■ **WHAT YOU ARE ASKED TO DO**: Reproduce the listing below in full and without alteration, apart from its pictures.
** BEGIN DATA LINES **
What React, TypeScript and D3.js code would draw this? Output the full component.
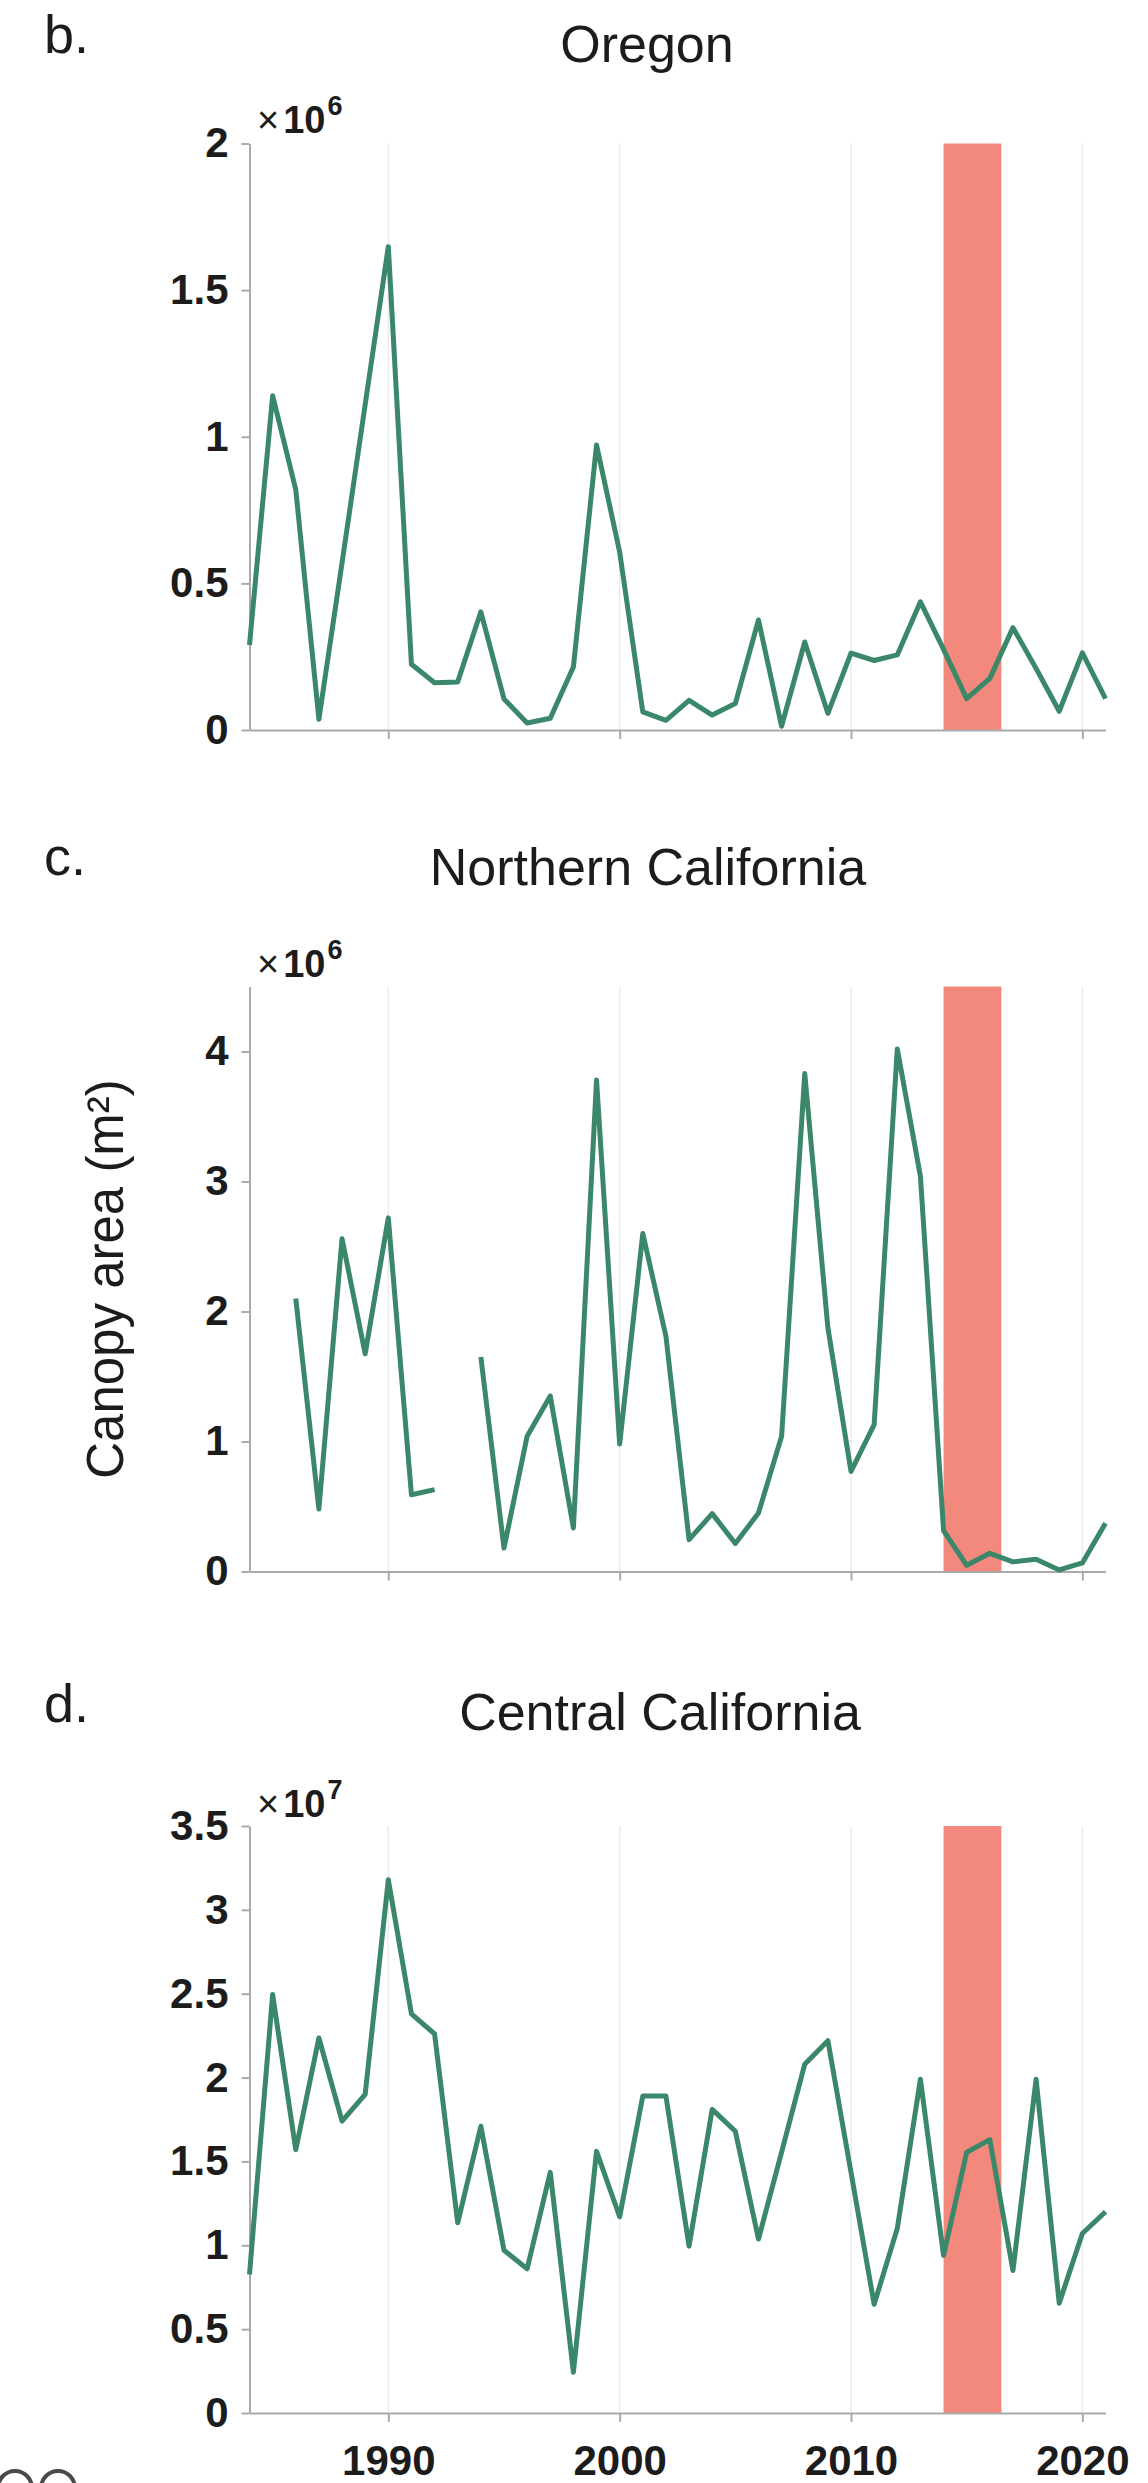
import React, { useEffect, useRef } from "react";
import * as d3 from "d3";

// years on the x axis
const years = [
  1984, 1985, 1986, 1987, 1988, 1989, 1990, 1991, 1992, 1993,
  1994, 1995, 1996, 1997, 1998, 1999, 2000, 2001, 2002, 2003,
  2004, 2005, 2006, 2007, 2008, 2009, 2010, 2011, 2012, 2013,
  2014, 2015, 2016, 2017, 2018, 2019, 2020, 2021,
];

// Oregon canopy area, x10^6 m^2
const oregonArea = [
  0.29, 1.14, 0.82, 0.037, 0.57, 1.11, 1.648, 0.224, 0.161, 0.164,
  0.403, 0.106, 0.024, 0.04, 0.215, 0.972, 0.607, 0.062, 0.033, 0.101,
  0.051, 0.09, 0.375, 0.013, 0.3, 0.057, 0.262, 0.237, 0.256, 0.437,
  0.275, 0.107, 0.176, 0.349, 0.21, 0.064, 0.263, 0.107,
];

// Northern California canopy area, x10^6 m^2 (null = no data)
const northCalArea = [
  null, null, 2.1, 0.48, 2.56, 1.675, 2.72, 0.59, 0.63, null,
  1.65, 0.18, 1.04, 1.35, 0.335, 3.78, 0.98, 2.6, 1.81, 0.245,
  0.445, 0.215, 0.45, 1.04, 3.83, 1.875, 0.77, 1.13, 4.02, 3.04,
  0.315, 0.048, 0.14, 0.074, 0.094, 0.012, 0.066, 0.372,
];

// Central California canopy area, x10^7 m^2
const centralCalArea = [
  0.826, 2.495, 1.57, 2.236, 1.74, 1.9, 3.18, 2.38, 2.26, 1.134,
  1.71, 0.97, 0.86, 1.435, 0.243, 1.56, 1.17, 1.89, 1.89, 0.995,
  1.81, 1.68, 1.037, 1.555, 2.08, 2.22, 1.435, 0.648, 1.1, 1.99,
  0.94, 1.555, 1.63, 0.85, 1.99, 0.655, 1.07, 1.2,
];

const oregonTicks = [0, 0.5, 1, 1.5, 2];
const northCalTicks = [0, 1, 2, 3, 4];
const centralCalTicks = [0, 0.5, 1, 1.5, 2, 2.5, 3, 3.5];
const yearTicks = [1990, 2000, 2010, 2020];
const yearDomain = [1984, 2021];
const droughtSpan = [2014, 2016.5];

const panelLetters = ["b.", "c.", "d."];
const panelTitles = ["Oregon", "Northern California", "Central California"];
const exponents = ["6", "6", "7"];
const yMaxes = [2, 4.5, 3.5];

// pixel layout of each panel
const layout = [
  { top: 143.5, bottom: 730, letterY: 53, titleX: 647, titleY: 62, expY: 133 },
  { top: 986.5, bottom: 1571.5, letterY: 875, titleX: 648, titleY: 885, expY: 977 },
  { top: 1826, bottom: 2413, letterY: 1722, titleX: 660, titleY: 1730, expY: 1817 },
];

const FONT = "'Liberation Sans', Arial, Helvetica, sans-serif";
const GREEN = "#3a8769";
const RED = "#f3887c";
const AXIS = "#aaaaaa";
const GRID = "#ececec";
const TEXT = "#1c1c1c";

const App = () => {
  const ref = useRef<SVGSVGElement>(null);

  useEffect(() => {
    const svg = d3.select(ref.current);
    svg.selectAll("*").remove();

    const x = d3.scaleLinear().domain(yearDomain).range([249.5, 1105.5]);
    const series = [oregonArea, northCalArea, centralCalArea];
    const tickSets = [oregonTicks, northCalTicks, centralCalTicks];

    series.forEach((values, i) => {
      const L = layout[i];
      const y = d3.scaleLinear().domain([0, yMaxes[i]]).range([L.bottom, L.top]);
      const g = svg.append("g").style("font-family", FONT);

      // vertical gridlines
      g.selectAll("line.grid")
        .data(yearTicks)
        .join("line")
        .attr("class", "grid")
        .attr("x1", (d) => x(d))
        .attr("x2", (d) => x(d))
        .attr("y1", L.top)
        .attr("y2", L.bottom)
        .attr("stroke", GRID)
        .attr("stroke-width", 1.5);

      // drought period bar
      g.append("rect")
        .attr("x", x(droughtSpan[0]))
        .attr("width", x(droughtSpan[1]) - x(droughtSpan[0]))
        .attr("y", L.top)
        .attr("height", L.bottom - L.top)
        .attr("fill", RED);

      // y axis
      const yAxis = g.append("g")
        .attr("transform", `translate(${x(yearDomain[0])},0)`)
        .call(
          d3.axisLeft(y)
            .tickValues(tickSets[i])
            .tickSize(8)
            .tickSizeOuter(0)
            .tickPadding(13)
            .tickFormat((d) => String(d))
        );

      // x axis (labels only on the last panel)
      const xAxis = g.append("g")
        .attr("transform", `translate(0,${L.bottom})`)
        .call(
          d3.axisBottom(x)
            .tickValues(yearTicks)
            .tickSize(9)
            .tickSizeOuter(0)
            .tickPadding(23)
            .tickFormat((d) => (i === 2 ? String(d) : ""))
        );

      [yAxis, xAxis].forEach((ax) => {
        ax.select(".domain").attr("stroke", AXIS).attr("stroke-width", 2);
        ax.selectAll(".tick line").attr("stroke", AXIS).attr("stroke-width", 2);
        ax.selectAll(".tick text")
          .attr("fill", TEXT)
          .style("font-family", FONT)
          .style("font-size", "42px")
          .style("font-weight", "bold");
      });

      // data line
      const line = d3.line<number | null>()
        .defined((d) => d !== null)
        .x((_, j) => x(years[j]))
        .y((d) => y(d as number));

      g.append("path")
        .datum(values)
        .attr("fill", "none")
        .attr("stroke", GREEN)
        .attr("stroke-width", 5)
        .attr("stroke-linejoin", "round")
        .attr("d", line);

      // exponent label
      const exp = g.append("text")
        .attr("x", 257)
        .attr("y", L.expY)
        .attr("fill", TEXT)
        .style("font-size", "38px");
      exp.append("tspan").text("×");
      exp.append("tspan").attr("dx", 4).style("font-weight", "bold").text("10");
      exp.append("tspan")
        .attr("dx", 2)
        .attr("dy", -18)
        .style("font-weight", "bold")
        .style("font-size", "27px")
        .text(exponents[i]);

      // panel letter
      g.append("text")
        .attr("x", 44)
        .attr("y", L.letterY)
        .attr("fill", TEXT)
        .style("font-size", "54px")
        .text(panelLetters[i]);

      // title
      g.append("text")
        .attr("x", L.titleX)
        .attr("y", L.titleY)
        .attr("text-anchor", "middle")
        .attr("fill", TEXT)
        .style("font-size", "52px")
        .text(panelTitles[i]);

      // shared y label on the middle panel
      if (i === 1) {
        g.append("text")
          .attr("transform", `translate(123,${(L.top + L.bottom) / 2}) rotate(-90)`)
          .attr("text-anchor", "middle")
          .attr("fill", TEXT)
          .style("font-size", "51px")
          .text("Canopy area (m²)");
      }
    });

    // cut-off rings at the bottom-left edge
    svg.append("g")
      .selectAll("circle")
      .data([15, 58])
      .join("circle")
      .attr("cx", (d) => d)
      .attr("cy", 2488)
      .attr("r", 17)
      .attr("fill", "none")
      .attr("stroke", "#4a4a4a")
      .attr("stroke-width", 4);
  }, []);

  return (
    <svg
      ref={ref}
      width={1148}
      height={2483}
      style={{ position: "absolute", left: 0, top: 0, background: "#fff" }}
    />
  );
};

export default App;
** END DATA LINES **
■ **ANSWER IN FULL**:
What React, TypeScript and D3.js code would draw this? Output the full component.
import React, { useEffect, useRef } from "react";
import * as d3 from "d3";

// years on the x axis
const years = [
  1984, 1985, 1986, 1987, 1988, 1989, 1990, 1991, 1992, 1993,
  1994, 1995, 1996, 1997, 1998, 1999, 2000, 2001, 2002, 2003,
  2004, 2005, 2006, 2007, 2008, 2009, 2010, 2011, 2012, 2013,
  2014, 2015, 2016, 2017, 2018, 2019, 2020, 2021,
];

// Oregon canopy area, x10^6 m^2
const oregonArea = [
  0.29, 1.14, 0.82, 0.037, 0.57, 1.11, 1.648, 0.224, 0.161, 0.164,
  0.403, 0.106, 0.024, 0.04, 0.215, 0.972, 0.607, 0.062, 0.033, 0.101,
  0.051, 0.09, 0.375, 0.013, 0.3, 0.057, 0.262, 0.237, 0.256, 0.437,
  0.275, 0.107, 0.176, 0.349, 0.21, 0.064, 0.263, 0.107,
];

// Northern California canopy area, x10^6 m^2 (null = no data)
const northCalArea = [
  null, null, 2.1, 0.48, 2.56, 1.675, 2.72, 0.59, 0.63, null,
  1.65, 0.18, 1.04, 1.35, 0.335, 3.78, 0.98, 2.6, 1.81, 0.245,
  0.445, 0.215, 0.45, 1.04, 3.83, 1.875, 0.77, 1.13, 4.02, 3.04,
  0.315, 0.048, 0.14, 0.074, 0.094, 0.012, 0.066, 0.372,
];

// Central California canopy area, x10^7 m^2
const centralCalArea = [
  0.826, 2.495, 1.57, 2.236, 1.74, 1.9, 3.18, 2.38, 2.26, 1.134,
  1.71, 0.97, 0.86, 1.435, 0.243, 1.56, 1.17, 1.89, 1.89, 0.995,
  1.81, 1.68, 1.037, 1.555, 2.08, 2.22, 1.435, 0.648, 1.1, 1.99,
  0.94, 1.555, 1.63, 0.85, 1.99, 0.655, 1.07, 1.2,
];

const oregonTicks = [0, 0.5, 1, 1.5, 2];
const northCalTicks = [0, 1, 2, 3, 4];
const centralCalTicks = [0, 0.5, 1, 1.5, 2, 2.5, 3, 3.5];
const yearTicks = [1990, 2000, 2010, 2020];
const yearDomain = [1984, 2021];
const droughtSpan = [2014, 2016.5];

const panelLetters = ["b.", "c.", "d."];
const panelTitles = ["Oregon", "Northern California", "Central California"];
const exponents = ["6", "6", "7"];
const yMaxes = [2, 4.5, 3.5];

// pixel layout of each panel
const layout = [
  { top: 143.5, bottom: 730, letterY: 53, titleX: 647, titleY: 62, expY: 133 },
  { top: 986.5, bottom: 1571.5, letterY: 875, titleX: 648, titleY: 885, expY: 977 },
  { top: 1826, bottom: 2413, letterY: 1722, titleX: 660, titleY: 1730, expY: 1817 },
];

const FONT = "'Liberation Sans', Arial, Helvetica, sans-serif";
const GREEN = "#3a8769";
const RED = "#f3887c";
const AXIS = "#aaaaaa";
const GRID = "#ececec";
const TEXT = "#1c1c1c";

const App = () => {
  const ref = useRef<SVGSVGElement>(null);

  useEffect(() => {
    const svg = d3.select(ref.current);
    svg.selectAll("*").remove();

    const x = d3.scaleLinear().domain(yearDomain).range([249.5, 1105.5]);
    const series = [oregonArea, northCalArea, centralCalArea];
    const tickSets = [oregonTicks, northCalTicks, centralCalTicks];

    series.forEach((values, i) => {
      const L = layout[i];
      const y = d3.scaleLinear().domain([0, yMaxes[i]]).range([L.bottom, L.top]);
      const g = svg.append("g").style("font-family", FONT);

      // vertical gridlines
      g.selectAll("line.grid")
        .data(yearTicks)
        .join("line")
        .attr("class", "grid")
        .attr("x1", (d) => x(d))
        .attr("x2", (d) => x(d))
        .attr("y1", L.top)
        .attr("y2", L.bottom)
        .attr("stroke", GRID)
        .attr("stroke-width", 1.5);

      // drought period bar
      g.append("rect")
        .attr("x", x(droughtSpan[0]))
        .attr("width", x(droughtSpan[1]) - x(droughtSpan[0]))
        .attr("y", L.top)
        .attr("height", L.bottom - L.top)
        .attr("fill", RED);

      // y axis
      const yAxis = g.append("g")
        .attr("transform", `translate(${x(yearDomain[0])},0)`)
        .call(
          d3.axisLeft(y)
            .tickValues(tickSets[i])
            .tickSize(8)
            .tickSizeOuter(0)
            .tickPadding(13)
            .tickFormat((d) => String(d))
        );

      // x axis (labels only on the last panel)
      const xAxis = g.append("g")
        .attr("transform", `translate(0,${L.bottom})`)
        .call(
          d3.axisBottom(x)
            .tickValues(yearTicks)
            .tickSize(9)
            .tickSizeOuter(0)
            .tickPadding(23)
            .tickFormat((d) => (i === 2 ? String(d) : ""))
        );

      [yAxis, xAxis].forEach((ax) => {
        ax.select(".domain").attr("stroke", AXIS).attr("stroke-width", 2);
        ax.selectAll(".tick line").attr("stroke", AXIS).attr("stroke-width", 2);
        ax.selectAll(".tick text")
          .attr("fill", TEXT)
          .style("font-family", FONT)
          .style("font-size", "42px")
          .style("font-weight", "bold");
      });

      // data line
      const line = d3.line<number | null>()
        .defined((d) => d !== null)
        .x((_, j) => x(years[j]))
        .y((d) => y(d as number));

      g.append("path")
        .datum(values)
        .attr("fill", "none")
        .attr("stroke", GREEN)
        .attr("stroke-width", 5)
        .attr("stroke-linejoin", "round")
        .attr("d", line);

      // exponent label
      const exp = g.append("text")
        .attr("x", 257)
        .attr("y", L.expY)
        .attr("fill", TEXT)
        .style("font-size", "38px");
      exp.append("tspan").text("×");
      exp.append("tspan").attr("dx", 4).style("font-weight", "bold").text("10");
      exp.append("tspan")
        .attr("dx", 2)
        .attr("dy", -18)
        .style("font-weight", "bold")
        .style("font-size", "27px")
        .text(exponents[i]);

      // panel letter
      g.append("text")
        .attr("x", 44)
        .attr("y", L.letterY)
        .attr("fill", TEXT)
        .style("font-size", "54px")
        .text(panelLetters[i]);

      // title
      g.append("text")
        .attr("x", L.titleX)
        .attr("y", L.titleY)
        .attr("text-anchor", "middle")
        .attr("fill", TEXT)
        .style("font-size", "52px")
        .text(panelTitles[i]);

      // shared y label on the middle panel
      if (i === 1) {
        g.append("text")
          .attr("transform", `translate(123,${(L.top + L.bottom) / 2}) rotate(-90)`)
          .attr("text-anchor", "middle")
          .attr("fill", TEXT)
          .style("font-size", "51px")
          .text("Canopy area (m²)");
      }
    });

    // cut-off rings at the bottom-left edge
    svg.append("g")
      .selectAll("circle")
      .data([15, 58])
      .join("circle")
      .attr("cx", (d) => d)
      .attr("cy", 2488)
      .attr("r", 17)
      .attr("fill", "none")
      .attr("stroke", "#4a4a4a")
      .attr("stroke-width", 4);
  }, []);

  return (
    <svg
      ref={ref}
      width={1148}
      height={2483}
      style={{ position: "absolute", left: 0, top: 0, background: "#fff" }}
    />
  );
};

export default App;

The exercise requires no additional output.